Fields as a given name arrives by the well-worn but always interesting road of surname-to-forename transfer, a naming tradition with deep roots in Anglo-American culture. The surname itself derives from the Old English "feld" — open land, a clearing in the forest — and was an occupational or topographic designation for someone who lived or worked in open country as opposed to woodland. It appears in English records from the Norman period onward and spread widely through Britain and colonial America.
The name carries a remarkable cultural freight for such a simple word. C. Fields, the comic legend of early Hollywood, made the name synonymous with a particular strain of misanthropic American wit — the drawling, bottle-nosed philosopher who distrusted children, dogs, and sobriety in equal measure.

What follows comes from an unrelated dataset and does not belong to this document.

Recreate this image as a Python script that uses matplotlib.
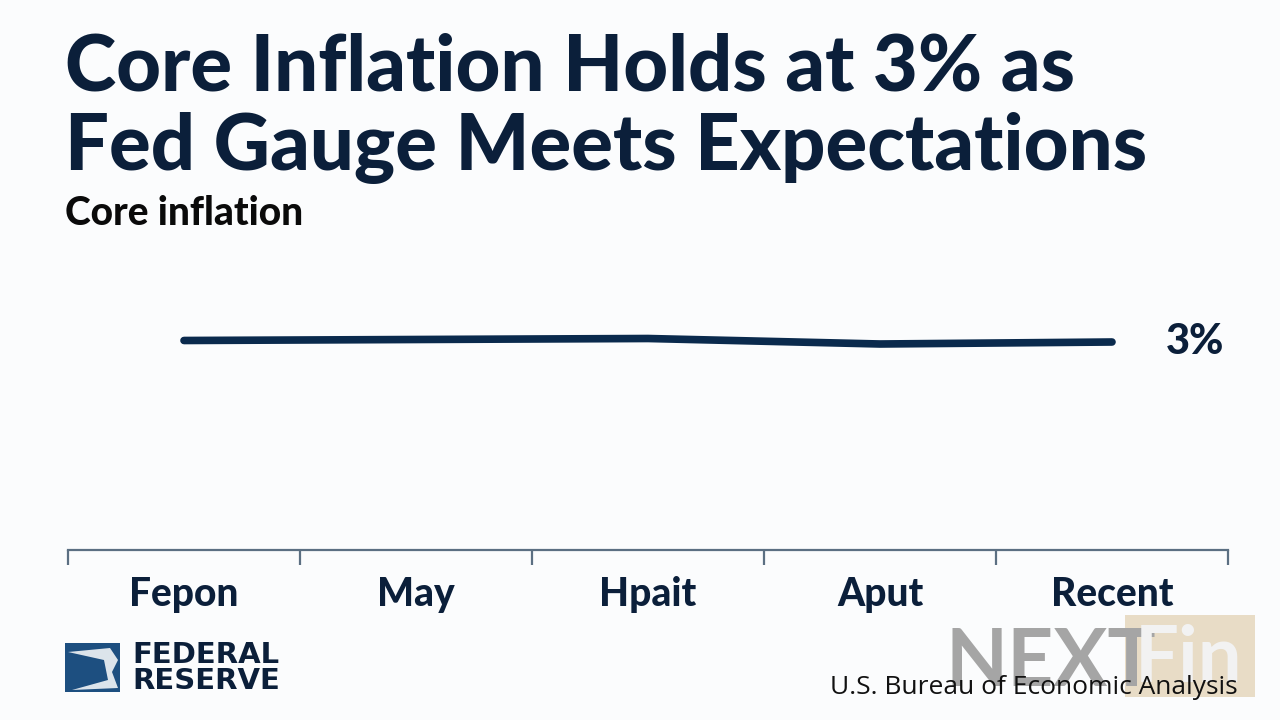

Gracie Fields, the beloved British entertainer of the 1930s and 40s, provided a completely different register: warmth, resilience, working-class dignity. Together these two figures gave Fields an unusual duality as a cultural reference. As a first name, Fields has the appeal of the unexpected: it's a name that sounds like a place, a pause, a breath of open air.
In contemporary usage it appears occasionally among parents who favor nature-adjacent surnames-as-names — think River, Brooks, Stone — but want something genuinely uncommon. Fields carries the particular poetry of flatness: no drama, just space, light, and quiet amplitude.